Write out the material exactly, with the pictures left out.

================================

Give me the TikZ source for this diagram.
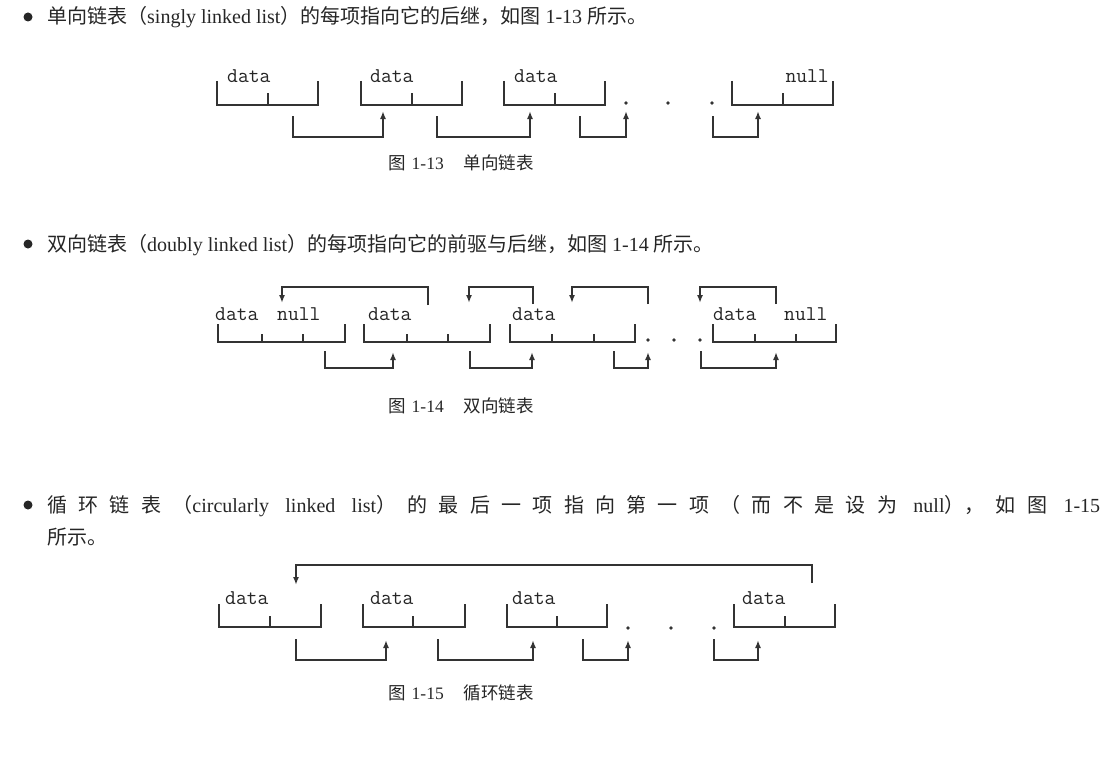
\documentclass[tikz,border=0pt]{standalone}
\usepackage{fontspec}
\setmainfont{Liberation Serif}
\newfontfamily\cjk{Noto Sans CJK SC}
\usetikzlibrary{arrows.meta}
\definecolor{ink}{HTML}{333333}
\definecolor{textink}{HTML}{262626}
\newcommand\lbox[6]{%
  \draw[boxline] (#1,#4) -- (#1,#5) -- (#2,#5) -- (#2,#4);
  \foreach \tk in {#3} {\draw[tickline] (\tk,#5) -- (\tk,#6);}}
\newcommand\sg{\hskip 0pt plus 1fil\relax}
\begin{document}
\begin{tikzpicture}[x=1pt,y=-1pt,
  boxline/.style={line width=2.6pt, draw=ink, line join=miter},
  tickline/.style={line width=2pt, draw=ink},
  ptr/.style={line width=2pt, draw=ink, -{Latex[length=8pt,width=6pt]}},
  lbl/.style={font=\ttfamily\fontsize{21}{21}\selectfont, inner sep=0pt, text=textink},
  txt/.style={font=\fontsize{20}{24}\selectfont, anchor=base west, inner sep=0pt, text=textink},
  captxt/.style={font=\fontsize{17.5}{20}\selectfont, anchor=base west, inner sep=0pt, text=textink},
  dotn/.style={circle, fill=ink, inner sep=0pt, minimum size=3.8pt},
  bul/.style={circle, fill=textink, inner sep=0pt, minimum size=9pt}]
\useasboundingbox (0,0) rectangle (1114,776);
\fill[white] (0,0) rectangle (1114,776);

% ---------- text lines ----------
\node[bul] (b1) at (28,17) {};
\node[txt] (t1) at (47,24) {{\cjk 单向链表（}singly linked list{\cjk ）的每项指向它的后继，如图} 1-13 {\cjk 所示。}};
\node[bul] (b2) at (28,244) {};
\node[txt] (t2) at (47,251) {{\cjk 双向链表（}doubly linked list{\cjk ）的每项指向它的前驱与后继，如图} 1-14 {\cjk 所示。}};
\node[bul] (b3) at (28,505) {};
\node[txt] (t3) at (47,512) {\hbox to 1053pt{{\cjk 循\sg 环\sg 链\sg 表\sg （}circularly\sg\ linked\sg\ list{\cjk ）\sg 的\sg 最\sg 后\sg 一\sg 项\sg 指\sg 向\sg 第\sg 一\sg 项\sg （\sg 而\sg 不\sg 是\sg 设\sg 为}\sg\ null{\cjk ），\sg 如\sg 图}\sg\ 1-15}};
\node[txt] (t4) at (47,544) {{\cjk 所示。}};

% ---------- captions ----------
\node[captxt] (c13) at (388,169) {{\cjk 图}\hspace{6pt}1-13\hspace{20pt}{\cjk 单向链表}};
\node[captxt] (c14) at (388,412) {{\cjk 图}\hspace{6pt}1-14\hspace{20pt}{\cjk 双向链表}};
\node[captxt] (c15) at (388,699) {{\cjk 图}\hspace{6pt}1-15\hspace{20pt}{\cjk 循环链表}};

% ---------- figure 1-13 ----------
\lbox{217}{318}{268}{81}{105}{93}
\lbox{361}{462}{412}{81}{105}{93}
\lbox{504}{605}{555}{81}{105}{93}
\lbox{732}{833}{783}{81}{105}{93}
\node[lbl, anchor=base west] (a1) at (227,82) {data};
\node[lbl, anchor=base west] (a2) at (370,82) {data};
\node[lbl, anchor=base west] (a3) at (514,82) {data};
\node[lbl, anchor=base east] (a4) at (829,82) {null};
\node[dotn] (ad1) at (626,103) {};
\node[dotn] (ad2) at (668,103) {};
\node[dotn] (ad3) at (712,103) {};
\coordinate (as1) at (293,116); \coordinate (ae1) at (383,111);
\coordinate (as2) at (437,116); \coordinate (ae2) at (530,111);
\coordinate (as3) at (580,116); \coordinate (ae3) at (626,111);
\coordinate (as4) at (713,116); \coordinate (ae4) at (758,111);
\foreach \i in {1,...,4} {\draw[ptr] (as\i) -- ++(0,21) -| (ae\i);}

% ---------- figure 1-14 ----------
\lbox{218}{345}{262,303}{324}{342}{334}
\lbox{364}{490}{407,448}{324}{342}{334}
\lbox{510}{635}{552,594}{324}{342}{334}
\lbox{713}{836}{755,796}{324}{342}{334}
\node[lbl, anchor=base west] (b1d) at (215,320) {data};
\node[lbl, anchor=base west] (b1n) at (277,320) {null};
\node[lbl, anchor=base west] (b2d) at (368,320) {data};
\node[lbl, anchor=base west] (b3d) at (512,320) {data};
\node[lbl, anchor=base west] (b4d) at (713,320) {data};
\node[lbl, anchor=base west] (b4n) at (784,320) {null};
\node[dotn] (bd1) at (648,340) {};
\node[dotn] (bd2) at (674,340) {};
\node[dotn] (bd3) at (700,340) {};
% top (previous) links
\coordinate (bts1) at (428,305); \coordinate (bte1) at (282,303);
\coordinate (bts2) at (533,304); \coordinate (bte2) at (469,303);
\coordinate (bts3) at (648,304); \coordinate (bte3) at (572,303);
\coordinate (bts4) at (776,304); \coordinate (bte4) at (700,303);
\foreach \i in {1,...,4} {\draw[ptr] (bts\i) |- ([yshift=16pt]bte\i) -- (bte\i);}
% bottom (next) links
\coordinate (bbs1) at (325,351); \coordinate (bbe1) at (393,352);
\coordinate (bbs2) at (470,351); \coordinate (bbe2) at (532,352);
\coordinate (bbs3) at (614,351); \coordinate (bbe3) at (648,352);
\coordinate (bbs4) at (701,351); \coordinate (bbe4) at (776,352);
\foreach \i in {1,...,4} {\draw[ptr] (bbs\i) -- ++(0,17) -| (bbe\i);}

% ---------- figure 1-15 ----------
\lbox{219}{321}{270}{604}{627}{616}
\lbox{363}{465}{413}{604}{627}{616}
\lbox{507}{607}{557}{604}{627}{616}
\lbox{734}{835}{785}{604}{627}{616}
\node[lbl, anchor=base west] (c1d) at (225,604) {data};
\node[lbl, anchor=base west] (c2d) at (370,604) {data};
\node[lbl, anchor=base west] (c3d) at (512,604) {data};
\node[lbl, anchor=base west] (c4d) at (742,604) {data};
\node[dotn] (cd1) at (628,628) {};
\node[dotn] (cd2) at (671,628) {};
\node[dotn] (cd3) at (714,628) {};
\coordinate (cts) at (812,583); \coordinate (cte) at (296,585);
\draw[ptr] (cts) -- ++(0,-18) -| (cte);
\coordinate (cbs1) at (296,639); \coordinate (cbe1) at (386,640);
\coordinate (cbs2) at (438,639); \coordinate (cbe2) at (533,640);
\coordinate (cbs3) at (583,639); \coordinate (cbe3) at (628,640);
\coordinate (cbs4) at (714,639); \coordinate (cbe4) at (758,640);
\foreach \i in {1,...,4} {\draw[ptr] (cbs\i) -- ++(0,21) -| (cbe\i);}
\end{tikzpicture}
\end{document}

================================

■ **Exercise solution**:
Give me the TikZ source for this diagram.
\documentclass[tikz,border=0pt]{standalone}
\usepackage{fontspec}
\setmainfont{Liberation Serif}
\newfontfamily\cjk{Noto Sans CJK SC}
\usetikzlibrary{arrows.meta}
\definecolor{ink}{HTML}{333333}
\definecolor{textink}{HTML}{262626}
\newcommand\lbox[6]{%
  \draw[boxline] (#1,#4) -- (#1,#5) -- (#2,#5) -- (#2,#4);
  \foreach \tk in {#3} {\draw[tickline] (\tk,#5) -- (\tk,#6);}}
\newcommand\sg{\hskip 0pt plus 1fil\relax}
\begin{document}
\begin{tikzpicture}[x=1pt,y=-1pt,
  boxline/.style={line width=2.6pt, draw=ink, line join=miter},
  tickline/.style={line width=2pt, draw=ink},
  ptr/.style={line width=2pt, draw=ink, -{Latex[length=8pt,width=6pt]}},
  lbl/.style={font=\ttfamily\fontsize{21}{21}\selectfont, inner sep=0pt, text=textink},
  txt/.style={font=\fontsize{20}{24}\selectfont, anchor=base west, inner sep=0pt, text=textink},
  captxt/.style={font=\fontsize{17.5}{20}\selectfont, anchor=base west, inner sep=0pt, text=textink},
  dotn/.style={circle, fill=ink, inner sep=0pt, minimum size=3.8pt},
  bul/.style={circle, fill=textink, inner sep=0pt, minimum size=9pt}]
\useasboundingbox (0,0) rectangle (1114,776);
\fill[white] (0,0) rectangle (1114,776);

% ---------- text lines ----------
\node[bul] (b1) at (28,17) {};
\node[txt] (t1) at (47,24) {{\cjk 单向链表（}singly linked list{\cjk ）的每项指向它的后继，如图} 1-13 {\cjk 所示。}};
\node[bul] (b2) at (28,244) {};
\node[txt] (t2) at (47,251) {{\cjk 双向链表（}doubly linked list{\cjk ）的每项指向它的前驱与后继，如图} 1-14 {\cjk 所示。}};
\node[bul] (b3) at (28,505) {};
\node[txt] (t3) at (47,512) {\hbox to 1053pt{{\cjk 循\sg 环\sg 链\sg 表\sg （}circularly\sg\ linked\sg\ list{\cjk ）\sg 的\sg 最\sg 后\sg 一\sg 项\sg 指\sg 向\sg 第\sg 一\sg 项\sg （\sg 而\sg 不\sg 是\sg 设\sg 为}\sg\ null{\cjk ），\sg 如\sg 图}\sg\ 1-15}};
\node[txt] (t4) at (47,544) {{\cjk 所示。}};

% ---------- captions ----------
\node[captxt] (c13) at (388,169) {{\cjk 图}\hspace{6pt}1-13\hspace{20pt}{\cjk 单向链表}};
\node[captxt] (c14) at (388,412) {{\cjk 图}\hspace{6pt}1-14\hspace{20pt}{\cjk 双向链表}};
\node[captxt] (c15) at (388,699) {{\cjk 图}\hspace{6pt}1-15\hspace{20pt}{\cjk 循环链表}};

% ---------- figure 1-13 ----------
\lbox{217}{318}{268}{81}{105}{93}
\lbox{361}{462}{412}{81}{105}{93}
\lbox{504}{605}{555}{81}{105}{93}
\lbox{732}{833}{783}{81}{105}{93}
\node[lbl, anchor=base west] (a1) at (227,82) {data};
\node[lbl, anchor=base west] (a2) at (370,82) {data};
\node[lbl, anchor=base west] (a3) at (514,82) {data};
\node[lbl, anchor=base east] (a4) at (829,82) {null};
\node[dotn] (ad1) at (626,103) {};
\node[dotn] (ad2) at (668,103) {};
\node[dotn] (ad3) at (712,103) {};
\coordinate (as1) at (293,116); \coordinate (ae1) at (383,111);
\coordinate (as2) at (437,116); \coordinate (ae2) at (530,111);
\coordinate (as3) at (580,116); \coordinate (ae3) at (626,111);
\coordinate (as4) at (713,116); \coordinate (ae4) at (758,111);
\foreach \i in {1,...,4} {\draw[ptr] (as\i) -- ++(0,21) -| (ae\i);}

% ---------- figure 1-14 ----------
\lbox{218}{345}{262,303}{324}{342}{334}
\lbox{364}{490}{407,448}{324}{342}{334}
\lbox{510}{635}{552,594}{324}{342}{334}
\lbox{713}{836}{755,796}{324}{342}{334}
\node[lbl, anchor=base west] (b1d) at (215,320) {data};
\node[lbl, anchor=base west] (b1n) at (277,320) {null};
\node[lbl, anchor=base west] (b2d) at (368,320) {data};
\node[lbl, anchor=base west] (b3d) at (512,320) {data};
\node[lbl, anchor=base west] (b4d) at (713,320) {data};
\node[lbl, anchor=base west] (b4n) at (784,320) {null};
\node[dotn] (bd1) at (648,340) {};
\node[dotn] (bd2) at (674,340) {};
\node[dotn] (bd3) at (700,340) {};
% top (previous) links
\coordinate (bts1) at (428,305); \coordinate (bte1) at (282,303);
\coordinate (bts2) at (533,304); \coordinate (bte2) at (469,303);
\coordinate (bts3) at (648,304); \coordinate (bte3) at (572,303);
\coordinate (bts4) at (776,304); \coordinate (bte4) at (700,303);
\foreach \i in {1,...,4} {\draw[ptr] (bts\i) |- ([yshift=16pt]bte\i) -- (bte\i);}
% bottom (next) links
\coordinate (bbs1) at (325,351); \coordinate (bbe1) at (393,352);
\coordinate (bbs2) at (470,351); \coordinate (bbe2) at (532,352);
\coordinate (bbs3) at (614,351); \coordinate (bbe3) at (648,352);
\coordinate (bbs4) at (701,351); \coordinate (bbe4) at (776,352);
\foreach \i in {1,...,4} {\draw[ptr] (bbs\i) -- ++(0,17) -| (bbe\i);}

% ---------- figure 1-15 ----------
\lbox{219}{321}{270}{604}{627}{616}
\lbox{363}{465}{413}{604}{627}{616}
\lbox{507}{607}{557}{604}{627}{616}
\lbox{734}{835}{785}{604}{627}{616}
\node[lbl, anchor=base west] (c1d) at (225,604) {data};
\node[lbl, anchor=base west] (c2d) at (370,604) {data};
\node[lbl, anchor=base west] (c3d) at (512,604) {data};
\node[lbl, anchor=base west] (c4d) at (742,604) {data};
\node[dotn] (cd1) at (628,628) {};
\node[dotn] (cd2) at (671,628) {};
\node[dotn] (cd3) at (714,628) {};
\coordinate (cts) at (812,583); \coordinate (cte) at (296,585);
\draw[ptr] (cts) -- ++(0,-18) -| (cte);
\coordinate (cbs1) at (296,639); \coordinate (cbe1) at (386,640);
\coordinate (cbs2) at (438,639); \coordinate (cbe2) at (533,640);
\coordinate (cbs3) at (583,639); \coordinate (cbe3) at (628,640);
\coordinate (cbs4) at (714,639); \coordinate (cbe4) at (758,640);
\foreach \i in {1,...,4} {\draw[ptr] (cbs\i) -- ++(0,21) -| (cbe\i);}
\end{tikzpicture}
\end{document}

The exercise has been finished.